Di recente, Armani ha scritto una lettera pubblicata sulla rivista settoriale WWD Women’s Wear Daily, molto letta dagli addetti ai lavori. Una lettera che richiama ai valori e impone di ridisegnare le priorità. Armani ha fatto delle riflessioni molto importanti sul presente ma anche sul futuro del suo settore che dopo questa esperienza dovrà senza dubbio cambiare. Ricordiamo che nel mese di marzo, le imprese italiane della moda si sono viste azzerare i fatturati, con la merce bloccata nei negozi chiusi almeno fino al prossimo 4 maggio, e le stime di Federazione Moda Italia fanno prevedere un calo di almeno il 50% degli incassi per il 2020 motivo per cui – dopo aver riconvertito le produzioni per fare camici e mascherine – bisogna ripensare a come ripartire.
“Il declino del sistema moda, – si legge nella lettera scritta da Giorgio Armani – per come lo conosciamo, è iniziato quando il settore del lusso ha adottato le modalità operative del fast fashion con il ciclo di consegna continua, nella speranza di vendere di più…Io non voglio più lavorare così, è immorale.

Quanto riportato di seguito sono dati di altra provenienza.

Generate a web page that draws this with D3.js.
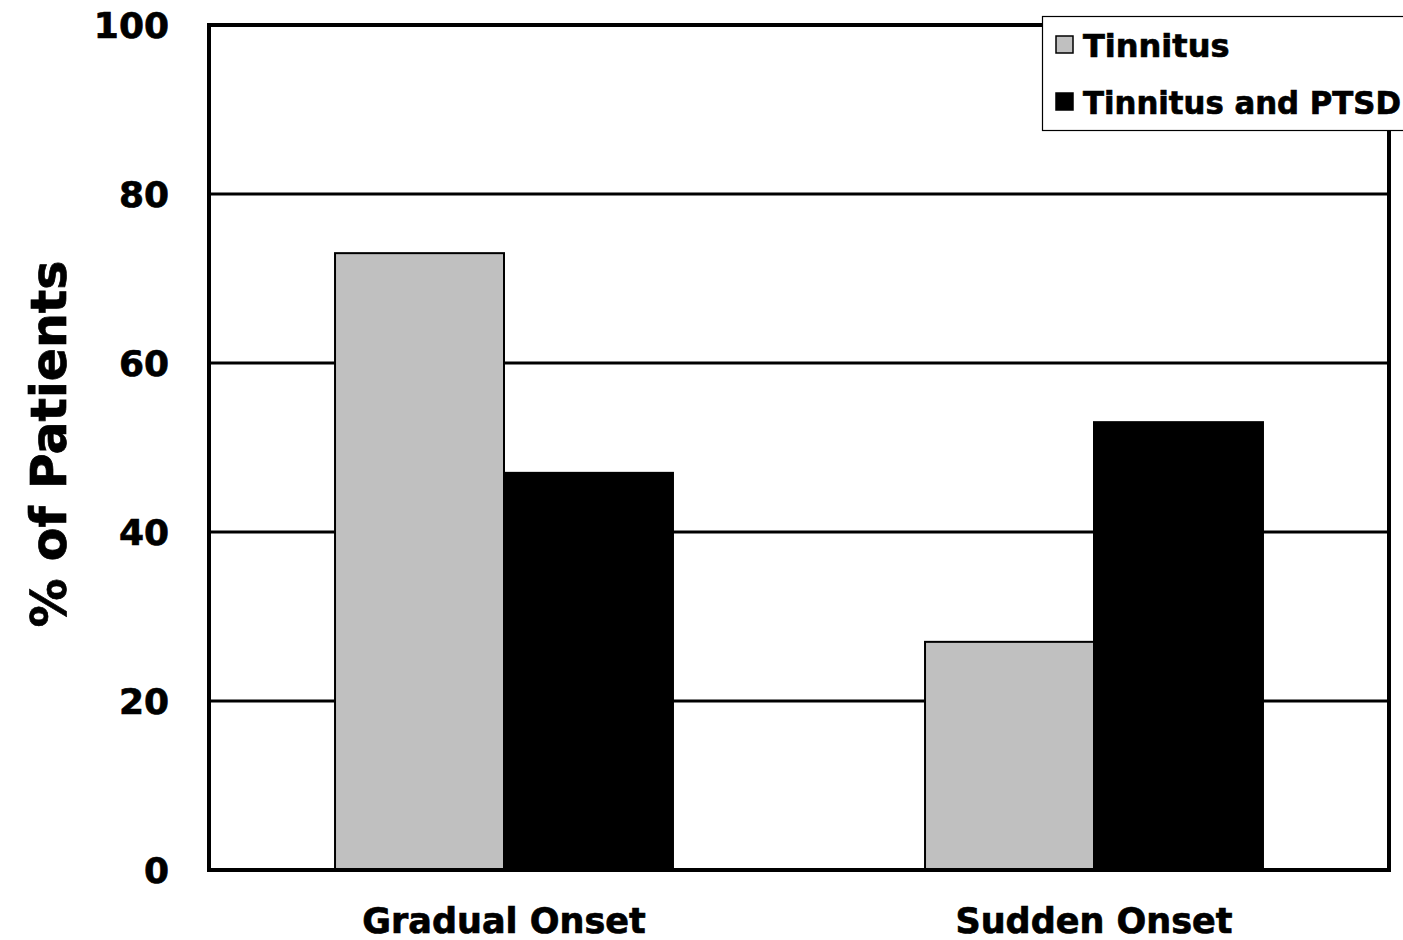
<!DOCTYPE html>
<html>
<head>
<meta charset="utf-8">
<script src="https://cdn.jsdelivr.net/npm/d3@7"></script>
<style>
  html, body { margin: 0; padding: 0; background: #fff; }
  svg { display: block; }
  text { font-family: "DejaVu Sans", Verdana, sans-serif; font-weight: bold; fill: #000; stroke: #000; stroke-width: 0.7px; }
</style>
</head>
<body>
<svg id="chart" width="1403" height="940"></svg>
<script>
// Onset type by patient group (% of patients)
const categories = ["Gradual Onset", "Sudden Onset"];
const seriesNames = ["Tinnitus", "Tinnitus and PTSD"];
const tinnitusValues = [73, 27];
const tinnitusPtsdValues = [47, 53];
const yTicks = [0, 20, 40, 60, 80, 100];
const seriesColors = ["#c0c0c0", "#000000"];

const seriesValues = [tinnitusValues, tinnitusPtsdValues];

const svg = d3.select("#chart");
const plot = { left: 209, right: 1389, top: 25, bottom: 870 };

const y = d3.scaleLinear().domain([0, 100]).range([plot.bottom, plot.top]);
const x0 = d3.scaleBand().domain(categories).range([plot.left, plot.right]).padding(0);
const groupGap = x0.bandwidth() * 0.2136;
const x1 = d3.scaleBand().domain(seriesNames)
  .range([groupGap, x0.bandwidth() - groupGap]).padding(0);

// Horizontal gridlines
svg.append("g")
  .selectAll("line")
  .data(yTicks.filter(t => t > 0 && t < 100))
  .join("line")
  .attr("x1", plot.left).attr("x2", plot.right)
  .attr("y1", d => y(d)).attr("y2", d => y(d))
  .attr("stroke", "#000").attr("stroke-width", 3);

// Bars
const rows = categories.map((c, i) => seriesNames.map((s, j) => ({ cat: c, series: s, value: seriesValues[j][i], k: j })));
svg.append("g")
  .selectAll("g")
  .data(rows)
  .join("g")
  .attr("transform", d => `translate(${x0(d[0].cat)},0)`)
  .selectAll("rect")
  .data(d => d)
  .join("rect")
  .attr("x", d => x1(d.series))
  .attr("y", d => y(d.value))
  .attr("width", x1.bandwidth())
  .attr("height", d => y(0) - y(d.value))
  .attr("fill", d => seriesColors[d.k])
  .attr("stroke", "#000")
  .attr("stroke-width", 2);

// Plot frame
svg.append("rect")
  .attr("x", plot.left).attr("y", plot.top)
  .attr("width", plot.right - plot.left).attr("height", plot.bottom - plot.top)
  .attr("fill", "none").attr("stroke", "#000").attr("stroke-width", 4);

// Y axis tick labels
const yAxis = d3.axisLeft(y).tickValues(yTicks).tickSize(0).tickPadding(0).tickFormat(d3.format("d"));
const gy = svg.append("g").attr("transform", `translate(${169},0)`).call(yAxis);
gy.select(".domain").remove();
gy.selectAll("text")
  .attr("font-size", 36)
  .attr("font-family", "DejaVu Sans, Verdana, sans-serif")
  .attr("font-weight", "bold")
  .attr("fill", "#000")
  .attr("dy", "0.36em");

// X axis category labels
const xAxis = d3.axisBottom(x0).tickSize(0).tickPadding(0);
const gx = svg.append("g").attr("transform", `translate(0,${plot.bottom})`).call(xAxis);
gx.select(".domain").remove();
gx.selectAll("text")
  .attr("font-size", 35)
  .attr("font-family", "DejaVu Sans, Verdana, sans-serif")
  .attr("font-weight", "bold")
  .attr("fill", "#000")
  .attr("y", 63)
  .attr("dy", 0);

// Y axis title
svg.append("text")
  .attr("transform", `translate(66,${(258 + 630) / 2}) rotate(-90)`)
  .attr("text-anchor", "middle")
  .attr("font-size", 49)
  .text("% of Patients");

// Legend
const legend = svg.append("g");
legend.append("rect")
  .attr("x", 1042.5).attr("y", 16.5)
  .attr("width", 400).attr("height", 114)
  .attr("fill", "#fff").attr("stroke", "#000").attr("stroke-width", 1.2);
const items = legend.selectAll("g.item")
  .data(seriesNames)
  .join("g").attr("class", "item")
  .attr("transform", (d, i) => `translate(0,${45 + i * 57})`);
items.append("rect")
  .attr("x", 1056).attr("y", -9)
  .attr("width", 17).attr("height", 17)
  .attr("fill", (d, i) => seriesColors[i])
  .attr("stroke", "#000").attr("stroke-width", 1.5);
items.append("text")
  .attr("x", 1083).attr("y", 0).attr("dy", "0.36em")
  .attr("font-size", 32)
  .text(d => d)
  .each(function () {
    // keep legend entries inside the visible canvas
    const maxW = 318;
    if (this.getComputedTextLength() > maxW) {
      d3.select(this).attr("textLength", maxW).attr("lengthAdjust", "spacingAndGlyphs");
    }
  });
</script>
</body>
</html>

Non ha senso che una mia giacca, o un mio tailleur vivano in negozio per tre settimane, diventino immediatamente obsoleti, e vengano sostituiti da merce nuova, che non è poi troppo diversa da quella che l’ha preceduta. Io non lavoro così, trovo sia immorale farlo. Ho sempre creduto in una idea di eleganza senza tempo, nella realizzazione di capi d’abbigliamento che suggeriscano un unico modo di acquistarli: che durino nel tempo. Per lo stesso motivo trovo assurdo che durante il pieno inverno, in boutique, ci siano i vestito di lino e durante estate i cappotti di alpaca, questo per il semplice motivo che il desiderio d’acquisto debba essere soddisfatto nell’immediato. Chi acquista i vestiti per metterli dentro un armadio aspettando la stagione giusta per indossarli? Nessuno, o pochi, io credo. Ma questo sistema, spinta dai department store, è diventata la mentalità dominante. Sbagliato, bisogna cambiare, questa storia deve finire.